3.O Plenário do Tribunal de Contas do Estado do Piauí, portanto, ainda não julgou nem possui posicionamento colegiado a respeito do mérito da denuncia apresentada pelo Sindicato. Qualquer outra informação em sentido contrário não corresponde à verdade.

4.Como dito, o Sindicato já apresentou as mesmas denuncias ao Ministério Publico e à Justiça Comum, sendo que o juízo da 1a Vara da Fazendo Publica negou a liminar que pedia o bloqueio dos valores do precatório, considerando que o contrato de cessão de credito havia sido homologado e não cabia à Justiça Estadual desconstituir decisão proferida em âmbito da Justiça Federal.

5.Recentemente, o Tribunal de Contas da União proferiu decisão no TC 005.506/2017-4, representação formulada pelo Ministério Publico Federal e pelo Ministério Publico do Estado do Maranhão, reconhecendo que “a competência para fiscalizar a aplicação desses recursos complementares é do Tribunal de Contas da União, ainda que esses pagamentos decorram de sentença judicial, uma vez que são recursos de origem federal”. Nesse sentido, no próximo dia 04 de setembro, o TCE/PI reunir-se-á em audiência pública para tratar, inclusive, da sua (in)competência para os bloqueios realizados diante da simetria constitucional quanto à competência do TCU.

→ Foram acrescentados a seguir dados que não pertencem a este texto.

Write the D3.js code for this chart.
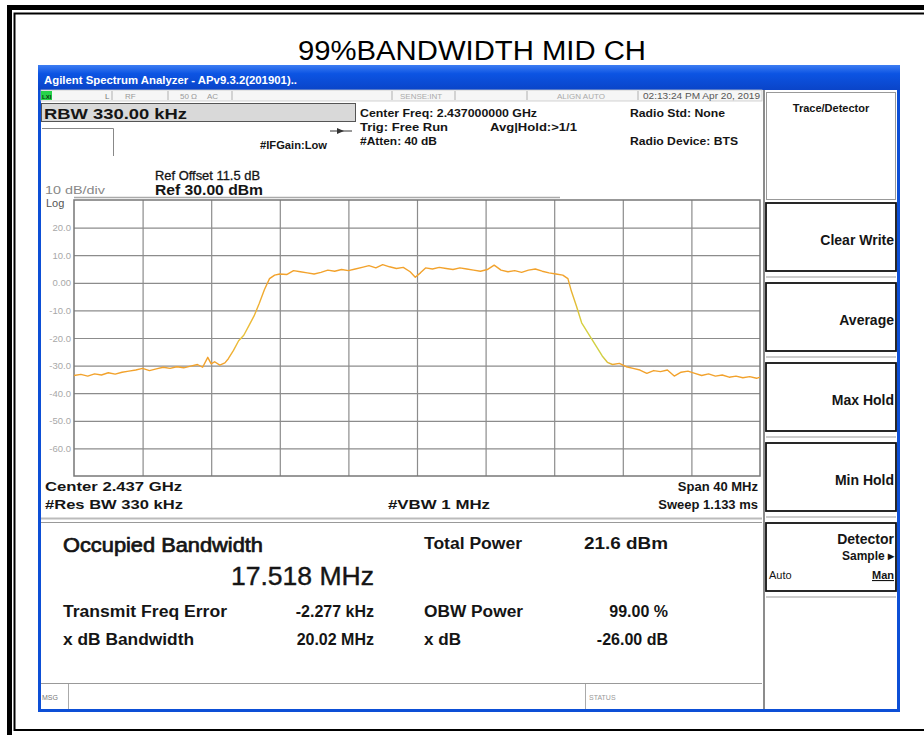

6.Feitos esses esclarecimentos, a Prefeitura de Teresina confia no julgamento da Corte de Contas e aguarda a liberação dos recursos bloqueados para continuar aplicando-os em beneficio da educação municipal, cujas contas sempre foram aprovadas pelos Tribunais de Contas e que se destaca nacionalmente, como a melhor nota no IDEB entre as capitais do NE e a terceira melhor entre todas as capitais brasileiras.